— Start of DATA SEGMENT —

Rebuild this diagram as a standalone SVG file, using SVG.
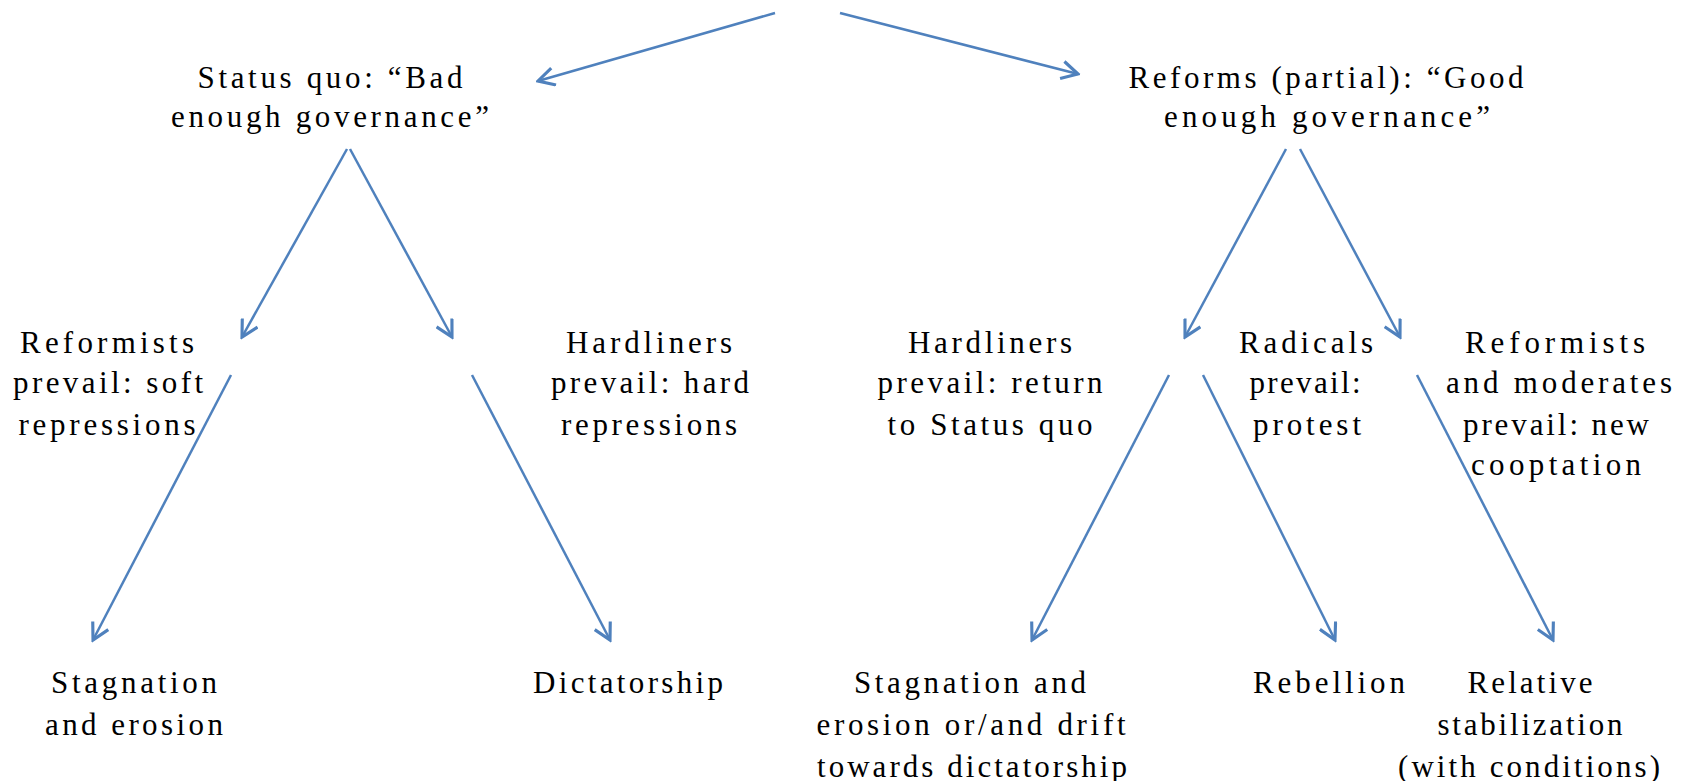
<svg xmlns="http://www.w3.org/2000/svg" width="1688" height="781" viewBox="0 0 1688 781">
<style>
text{font-family:"Liberation Serif","Times New Roman",serif;font-size:31px;fill:#000;text-anchor:middle}
.c{stroke:#4f81bd;stroke-width:2.5;fill:none}
</style>
<defs>
<marker id="ah" markerUnits="userSpaceOnUse" markerWidth="20" markerHeight="20" viewBox="-14 -8 16 16" refX="0" refY="0" orient="auto">
<path d="M-13,-7 L0,0 L-13,7" fill="none" stroke="#4f81bd" stroke-width="2.5" stroke-linejoin="miter"/>
</marker>
</defs>
<rect width="1688" height="781" fill="#fff"/>
<g id="connectors" class="c" marker-end="url(#ah)">
<line x1="775" y1="13" x2="538" y2="81"/>
<line x1="840" y1="13" x2="1078" y2="74"/>
<line x1="347" y1="149" x2="242" y2="337"/>
<line x1="350" y1="149" x2="452" y2="337"/>
<line x1="1286" y1="149" x2="1185" y2="337"/>
<line x1="1300" y1="149" x2="1400" y2="337"/>
<line x1="231" y1="375" x2="93" y2="640"/>
<line x1="472" y1="375" x2="610" y2="640"/>
<line x1="1169" y1="375" x2="1032" y2="640"/>
<line x1="1203" y1="375" x2="1335" y2="640"/>
<line x1="1417" y1="375" x2="1553" y2="640"/>
</g>
<g id="status-quo">
<text x="330" y="88" textLength="265" lengthAdjust="spacing">Status quo: “Bad</text>
<text x="330" y="127" textLength="318" lengthAdjust="spacing">enough governance”</text>
</g>
<g id="reforms">
<text x="1326" y="88" textLength="395" lengthAdjust="spacing">Reforms (partial): “Good</text>
<text x="1327" y="127" textLength="326" lengthAdjust="spacing">enough governance”</text>
</g>
<g id="reformists-soft">
<text x="107" y="353" textLength="174" lengthAdjust="spacing">Reformists</text>
<text x="108" y="393" textLength="190" lengthAdjust="spacing">prevail: soft</text>
<text x="107" y="435" textLength="177" lengthAdjust="spacing">repressions</text>
</g>
<g id="hardliners-hard">
<text x="649" y="353" textLength="166" lengthAdjust="spacing">Hardliners</text>
<text x="650" y="393" textLength="198" lengthAdjust="spacing">prevail: hard</text>
<text x="649" y="435" textLength="176" lengthAdjust="spacing">repressions</text>
</g>
<g id="hardliners-return">
<text x="990" y="353" textLength="164" lengthAdjust="spacing">Hardliners</text>
<text x="990" y="393" textLength="225" lengthAdjust="spacing">prevail: return</text>
<text x="990" y="435" textLength="205" lengthAdjust="spacing">to Status quo</text>
</g>
<g id="radicals">
<text x="1306" y="353" textLength="134" lengthAdjust="spacing">Radicals</text>
<text x="1305" y="393" textLength="111" lengthAdjust="spacing">prevail:</text>
<text x="1307" y="435" textLength="108" lengthAdjust="spacing">protest</text>
</g>
<g id="reformists-moderates">
<text x="1555" y="353" textLength="180" lengthAdjust="spacing">Reformists</text>
<text x="1559" y="393" textLength="226" lengthAdjust="spacing">and moderates</text>
<text x="1556" y="435" textLength="186" lengthAdjust="spacing">prevail: new</text>
<text x="1556" y="475" textLength="170" lengthAdjust="spacing">cooptation</text>
</g>
<g id="stagnation">
<text x="134" y="693" textLength="166" lengthAdjust="spacing">Stagnation</text>
<text x="134" y="735" textLength="178" lengthAdjust="spacing">and erosion</text>
</g>
<g id="dictatorship">
<text x="628" y="693" textLength="190" lengthAdjust="spacing">Dictatorship</text>
</g>
<g id="stagnation-drift">
<text x="970" y="693" textLength="232" lengthAdjust="spacing">Stagnation and</text>
<text x="971" y="735" textLength="309" lengthAdjust="spacing">erosion or/and drift</text>
<text x="972" y="777" textLength="310" lengthAdjust="spacing">towards dictatorship</text>
</g>
<g id="rebellion">
<text x="1329" y="693" textLength="152" lengthAdjust="spacing">Rebellion</text>
</g>
<g id="stabilization">
<text x="1530" y="693" textLength="125" lengthAdjust="spacing">Relative</text>
<text x="1530" y="735" textLength="185" lengthAdjust="spacing">stabilization</text>
<text x="1529" y="777" textLength="262" lengthAdjust="spacing">(with conditions)</text>
</g>
</svg>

— End of DATA SEGMENT —

• PROBLEM DESCRIPTION: With the pictures left out, transcribe the material exactly.

• RESPONSE BELOW:
Rebuild this diagram as a standalone SVG file, using SVG.
<svg xmlns="http://www.w3.org/2000/svg" width="1688" height="781" viewBox="0 0 1688 781">
<style>
text{font-family:"Liberation Serif","Times New Roman",serif;font-size:31px;fill:#000;text-anchor:middle}
.c{stroke:#4f81bd;stroke-width:2.5;fill:none}
</style>
<defs>
<marker id="ah" markerUnits="userSpaceOnUse" markerWidth="20" markerHeight="20" viewBox="-14 -8 16 16" refX="0" refY="0" orient="auto">
<path d="M-13,-7 L0,0 L-13,7" fill="none" stroke="#4f81bd" stroke-width="2.5" stroke-linejoin="miter"/>
</marker>
</defs>
<rect width="1688" height="781" fill="#fff"/>
<g id="connectors" class="c" marker-end="url(#ah)">
<line x1="775" y1="13" x2="538" y2="81"/>
<line x1="840" y1="13" x2="1078" y2="74"/>
<line x1="347" y1="149" x2="242" y2="337"/>
<line x1="350" y1="149" x2="452" y2="337"/>
<line x1="1286" y1="149" x2="1185" y2="337"/>
<line x1="1300" y1="149" x2="1400" y2="337"/>
<line x1="231" y1="375" x2="93" y2="640"/>
<line x1="472" y1="375" x2="610" y2="640"/>
<line x1="1169" y1="375" x2="1032" y2="640"/>
<line x1="1203" y1="375" x2="1335" y2="640"/>
<line x1="1417" y1="375" x2="1553" y2="640"/>
</g>
<g id="status-quo">
<text x="330" y="88" textLength="265" lengthAdjust="spacing">Status quo: “Bad</text>
<text x="330" y="127" textLength="318" lengthAdjust="spacing">enough governance”</text>
</g>
<g id="reforms">
<text x="1326" y="88" textLength="395" lengthAdjust="spacing">Reforms (partial): “Good</text>
<text x="1327" y="127" textLength="326" lengthAdjust="spacing">enough governance”</text>
</g>
<g id="reformists-soft">
<text x="107" y="353" textLength="174" lengthAdjust="spacing">Reformists</text>
<text x="108" y="393" textLength="190" lengthAdjust="spacing">prevail: soft</text>
<text x="107" y="435" textLength="177" lengthAdjust="spacing">repressions</text>
</g>
<g id="hardliners-hard">
<text x="649" y="353" textLength="166" lengthAdjust="spacing">Hardliners</text>
<text x="650" y="393" textLength="198" lengthAdjust="spacing">prevail: hard</text>
<text x="649" y="435" textLength="176" lengthAdjust="spacing">repressions</text>
</g>
<g id="hardliners-return">
<text x="990" y="353" textLength="164" lengthAdjust="spacing">Hardliners</text>
<text x="990" y="393" textLength="225" lengthAdjust="spacing">prevail: return</text>
<text x="990" y="435" textLength="205" lengthAdjust="spacing">to Status quo</text>
</g>
<g id="radicals">
<text x="1306" y="353" textLength="134" lengthAdjust="spacing">Radicals</text>
<text x="1305" y="393" textLength="111" lengthAdjust="spacing">prevail:</text>
<text x="1307" y="435" textLength="108" lengthAdjust="spacing">protest</text>
</g>
<g id="reformists-moderates">
<text x="1555" y="353" textLength="180" lengthAdjust="spacing">Reformists</text>
<text x="1559" y="393" textLength="226" lengthAdjust="spacing">and moderates</text>
<text x="1556" y="435" textLength="186" lengthAdjust="spacing">prevail: new</text>
<text x="1556" y="475" textLength="170" lengthAdjust="spacing">cooptation</text>
</g>
<g id="stagnation">
<text x="134" y="693" textLength="166" lengthAdjust="spacing">Stagnation</text>
<text x="134" y="735" textLength="178" lengthAdjust="spacing">and erosion</text>
</g>
<g id="dictatorship">
<text x="628" y="693" textLength="190" lengthAdjust="spacing">Dictatorship</text>
</g>
<g id="stagnation-drift">
<text x="970" y="693" textLength="232" lengthAdjust="spacing">Stagnation and</text>
<text x="971" y="735" textLength="309" lengthAdjust="spacing">erosion or/and drift</text>
<text x="972" y="777" textLength="310" lengthAdjust="spacing">towards dictatorship</text>
</g>
<g id="rebellion">
<text x="1329" y="693" textLength="152" lengthAdjust="spacing">Rebellion</text>
</g>
<g id="stabilization">
<text x="1530" y="693" textLength="125" lengthAdjust="spacing">Relative</text>
<text x="1530" y="735" textLength="185" lengthAdjust="spacing">stabilization</text>
<text x="1529" y="777" textLength="262" lengthAdjust="spacing">(with conditions)</text>
</g>
</svg>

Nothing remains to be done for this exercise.